— Begin Given material —

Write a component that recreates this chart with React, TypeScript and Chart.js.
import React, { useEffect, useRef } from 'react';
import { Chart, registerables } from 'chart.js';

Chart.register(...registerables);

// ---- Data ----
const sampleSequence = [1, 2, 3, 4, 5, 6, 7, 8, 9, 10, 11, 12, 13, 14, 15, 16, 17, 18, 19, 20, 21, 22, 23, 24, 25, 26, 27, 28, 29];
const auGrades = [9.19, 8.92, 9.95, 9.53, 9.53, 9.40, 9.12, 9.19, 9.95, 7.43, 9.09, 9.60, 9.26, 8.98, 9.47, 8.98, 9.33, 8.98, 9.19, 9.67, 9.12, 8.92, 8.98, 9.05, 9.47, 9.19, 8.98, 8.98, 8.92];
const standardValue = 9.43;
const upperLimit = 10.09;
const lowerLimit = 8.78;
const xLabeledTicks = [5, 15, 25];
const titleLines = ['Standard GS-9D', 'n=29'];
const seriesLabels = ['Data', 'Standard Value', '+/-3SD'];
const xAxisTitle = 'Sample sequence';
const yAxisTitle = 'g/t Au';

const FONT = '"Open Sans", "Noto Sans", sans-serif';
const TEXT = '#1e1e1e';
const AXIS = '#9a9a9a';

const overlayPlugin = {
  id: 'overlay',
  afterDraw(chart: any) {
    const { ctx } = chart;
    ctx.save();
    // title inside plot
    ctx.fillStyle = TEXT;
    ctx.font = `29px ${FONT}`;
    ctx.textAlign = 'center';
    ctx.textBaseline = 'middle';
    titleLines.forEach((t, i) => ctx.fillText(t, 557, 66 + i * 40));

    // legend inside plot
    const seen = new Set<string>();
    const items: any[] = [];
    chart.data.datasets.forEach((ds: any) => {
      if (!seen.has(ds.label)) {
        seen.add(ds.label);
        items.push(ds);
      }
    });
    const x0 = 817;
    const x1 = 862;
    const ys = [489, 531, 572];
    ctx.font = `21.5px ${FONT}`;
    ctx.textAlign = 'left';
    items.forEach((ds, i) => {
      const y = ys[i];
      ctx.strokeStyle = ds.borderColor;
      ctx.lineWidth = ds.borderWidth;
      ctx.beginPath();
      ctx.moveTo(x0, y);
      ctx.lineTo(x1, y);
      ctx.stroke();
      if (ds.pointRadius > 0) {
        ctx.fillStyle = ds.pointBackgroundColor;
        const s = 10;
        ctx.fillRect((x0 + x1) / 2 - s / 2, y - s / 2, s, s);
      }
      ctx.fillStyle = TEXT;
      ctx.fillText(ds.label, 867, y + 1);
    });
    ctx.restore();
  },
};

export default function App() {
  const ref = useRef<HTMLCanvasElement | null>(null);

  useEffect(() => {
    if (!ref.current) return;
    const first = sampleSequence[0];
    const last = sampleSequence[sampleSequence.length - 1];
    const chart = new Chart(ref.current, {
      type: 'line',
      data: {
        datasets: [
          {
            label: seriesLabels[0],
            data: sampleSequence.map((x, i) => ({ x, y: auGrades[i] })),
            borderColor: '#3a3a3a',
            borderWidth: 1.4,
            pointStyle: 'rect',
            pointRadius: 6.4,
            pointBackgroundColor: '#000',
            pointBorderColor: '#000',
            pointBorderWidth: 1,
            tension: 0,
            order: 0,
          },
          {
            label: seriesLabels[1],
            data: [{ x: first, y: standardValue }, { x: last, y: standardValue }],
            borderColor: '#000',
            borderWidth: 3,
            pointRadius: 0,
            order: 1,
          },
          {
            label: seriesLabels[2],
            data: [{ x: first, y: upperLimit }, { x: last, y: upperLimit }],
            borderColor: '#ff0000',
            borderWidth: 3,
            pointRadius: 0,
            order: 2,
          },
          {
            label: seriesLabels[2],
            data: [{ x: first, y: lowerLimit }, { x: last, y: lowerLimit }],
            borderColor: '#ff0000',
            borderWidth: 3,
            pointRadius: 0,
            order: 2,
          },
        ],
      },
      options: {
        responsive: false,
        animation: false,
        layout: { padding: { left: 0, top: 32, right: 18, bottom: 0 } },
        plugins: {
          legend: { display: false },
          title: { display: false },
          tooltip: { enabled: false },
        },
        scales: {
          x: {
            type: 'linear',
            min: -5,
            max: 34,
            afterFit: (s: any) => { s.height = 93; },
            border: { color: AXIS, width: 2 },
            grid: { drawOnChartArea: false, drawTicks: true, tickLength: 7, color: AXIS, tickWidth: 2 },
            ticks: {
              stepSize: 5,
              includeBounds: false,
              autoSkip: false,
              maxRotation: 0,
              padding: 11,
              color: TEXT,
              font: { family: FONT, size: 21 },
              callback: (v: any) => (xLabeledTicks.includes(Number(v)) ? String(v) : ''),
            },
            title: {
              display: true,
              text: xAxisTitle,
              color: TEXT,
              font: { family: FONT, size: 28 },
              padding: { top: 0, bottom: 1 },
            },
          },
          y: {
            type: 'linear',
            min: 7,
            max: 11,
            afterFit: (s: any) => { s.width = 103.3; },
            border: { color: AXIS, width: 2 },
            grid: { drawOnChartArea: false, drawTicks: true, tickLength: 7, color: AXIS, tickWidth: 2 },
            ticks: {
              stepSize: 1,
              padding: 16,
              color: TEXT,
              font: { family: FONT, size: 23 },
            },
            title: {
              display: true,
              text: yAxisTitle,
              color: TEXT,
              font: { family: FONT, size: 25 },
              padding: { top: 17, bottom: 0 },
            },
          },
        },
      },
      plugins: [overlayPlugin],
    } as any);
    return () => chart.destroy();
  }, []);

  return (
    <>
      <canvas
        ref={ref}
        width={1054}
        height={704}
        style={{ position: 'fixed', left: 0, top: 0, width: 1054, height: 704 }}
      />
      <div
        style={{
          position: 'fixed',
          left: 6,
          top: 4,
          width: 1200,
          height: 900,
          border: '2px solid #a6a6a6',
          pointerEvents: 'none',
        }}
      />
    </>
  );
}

— End Given material —

Requirements:
Verbatim output is expected for the lines from the start of the data to the line in which "Chart.register(...registerables);" appears, both included.

Solution to the exercise:
Write a component that recreates this chart with React, TypeScript and Chart.js.
import React, { useEffect, useRef } from 'react';
import { Chart, registerables } from 'chart.js';

Chart.register(...registerables);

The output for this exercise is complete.